Training Set: The majority of your data should be in the training set. This is the data use to train your model: data is used to learn the parameters of the model, namely the weights of the neural network classifier.
Validation Set: A separate validation set (sometimes also called the dev set) is also used during AutoGluon’s training process. While neural network weights are updated based on the training data, each neural network requires the user to specify many hyperparameters (e.g., learning rates, etc.). The choice of hyperparameters greatly impacts the training process and resulting model. AutoGluon automatically tries many different values of these hyperparameters and evaluates each hyperparameter setting by measuring the performance of the resulting network on the validation set.
Test Set: A separate set of images, possibly without available labels. These data are never used during any part of the model construction or learning process. If unlabeled, these may correspond to images whose labels we would like to predict. If labeled, these images may correspond to images we reserve for estimating the performance of our final model.
Automatic training/validation split¶
AutoGluon automatically does Training/Validation split:
from autogluon import ImageClassification as task
dataset = task.Dataset('./data/shopeeiet/train')
AutoGluon automatically infers how many classes there are based on the directory structure. By default, AutoGluon automatically constructs the training/validation set split:
Training Set: 80% of images.
Validation Set: 20% of images.
where the images that fall into the validation set are randomly chosen from the training data based on the class.

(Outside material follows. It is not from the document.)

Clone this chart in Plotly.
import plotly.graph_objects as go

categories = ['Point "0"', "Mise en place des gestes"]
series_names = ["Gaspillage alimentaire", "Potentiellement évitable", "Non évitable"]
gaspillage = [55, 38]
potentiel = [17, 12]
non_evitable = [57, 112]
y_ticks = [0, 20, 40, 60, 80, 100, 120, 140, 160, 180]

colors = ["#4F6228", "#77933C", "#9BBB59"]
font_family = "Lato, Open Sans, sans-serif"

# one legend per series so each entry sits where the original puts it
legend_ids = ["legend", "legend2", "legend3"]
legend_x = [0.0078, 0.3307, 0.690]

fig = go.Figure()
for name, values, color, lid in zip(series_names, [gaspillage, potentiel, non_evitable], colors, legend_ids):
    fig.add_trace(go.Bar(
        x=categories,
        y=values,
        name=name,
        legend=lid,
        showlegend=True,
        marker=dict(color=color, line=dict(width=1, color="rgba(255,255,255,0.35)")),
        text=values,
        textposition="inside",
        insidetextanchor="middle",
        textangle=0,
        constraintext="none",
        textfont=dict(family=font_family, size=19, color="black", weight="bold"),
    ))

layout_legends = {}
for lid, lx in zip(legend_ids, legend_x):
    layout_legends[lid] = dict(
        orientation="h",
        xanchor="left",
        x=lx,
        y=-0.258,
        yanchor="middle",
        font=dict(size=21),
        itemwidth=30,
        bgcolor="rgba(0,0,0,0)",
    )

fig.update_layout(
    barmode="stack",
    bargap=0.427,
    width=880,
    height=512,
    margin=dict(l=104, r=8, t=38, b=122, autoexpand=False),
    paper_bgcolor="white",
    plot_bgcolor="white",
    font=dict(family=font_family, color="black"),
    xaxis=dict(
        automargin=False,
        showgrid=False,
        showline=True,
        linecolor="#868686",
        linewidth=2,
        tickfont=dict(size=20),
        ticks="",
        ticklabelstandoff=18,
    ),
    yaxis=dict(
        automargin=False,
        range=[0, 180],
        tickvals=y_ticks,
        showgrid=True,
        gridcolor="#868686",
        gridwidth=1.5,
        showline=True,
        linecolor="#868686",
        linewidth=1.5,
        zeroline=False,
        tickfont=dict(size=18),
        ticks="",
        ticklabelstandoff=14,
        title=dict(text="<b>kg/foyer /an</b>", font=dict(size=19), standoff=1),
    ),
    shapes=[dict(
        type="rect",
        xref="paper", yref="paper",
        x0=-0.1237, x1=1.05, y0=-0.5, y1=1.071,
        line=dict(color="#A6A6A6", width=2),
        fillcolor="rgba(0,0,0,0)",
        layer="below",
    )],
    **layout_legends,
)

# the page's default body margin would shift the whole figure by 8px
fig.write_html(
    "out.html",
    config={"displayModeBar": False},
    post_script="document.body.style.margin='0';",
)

Step 3: Use AutoGluon fit to generate a classification model¶
Now that we have a Dataset
object, we can use AutoGluon’s default
configuration to obtain an image classification model using the
`fit
</api/autogluon.task.html#autogluon.task.ImageClassification.fit>`__
function.
Due to the large size of the Kaggle dataset, calling fit
without
specifying a time limit may result in long waiting times. Run the
following commands to run fit
using a time limit:
time_limits = 10 * 60 # 10mins
classifier = task.fit(dataset, time_limits=time_limits,
ngpus_per_trial=1)
The top-1 accuracy of the best model on the validation set is:
print('Top-1 val acc: %.3f' % classifier.results['best_reward'])
Using AutoGluon to Generate Predictions on Test Images¶
We can ask our final model to generate predictions on the provided test
images. We first load the test data as a Dataset
object and then
call predict
:
test_dataset = task.Dataset('./data/shopeeiet/test', train=False)
inds, probs, probs_all = classifier.predict(test_dataset)
inds
above contains the indices of the predicted class for each test
image. probs
contains the confidence in these class predictions.
probs_all
contains the confidence in the whole of classes
predictions.
Here are the results of AutoGluon’s default fit
and predict
under different time_limits
when executed on a p3.16xlarge EC2
instance:
The validation top-1 accuracy within 5h is 0.842, and ranks 14th place in Kaggle competition.
The validation top-1 accuracy within 24h is 0.846, and ranks 12th place in Kaggle competition.
The validation top-1 accuracy within 72h is 0.852, and ranks 9th place in Kaggle competition.
Step 4: Submit test predictions to Kaggle¶
If you wish to upload the model’s predictions to Kaggle, here is how to convert them into a format suitable for a submission into the Kaggle competition:
import autogluon as ag
ag.utils.generate_csv(inds, './data/shopeeiet/submission.csv')
This produces a submission file located at:
./data/shopeeiet/submission.csv
.
To see an example submission, check out sample submission.csv
at
this link:
Data.
To make your own submission, click
Submission
and then follow the steps in the submission page (upload submission
file, describe the submission, and click the Make Submission
button). Let’s see how your model fares in this competition!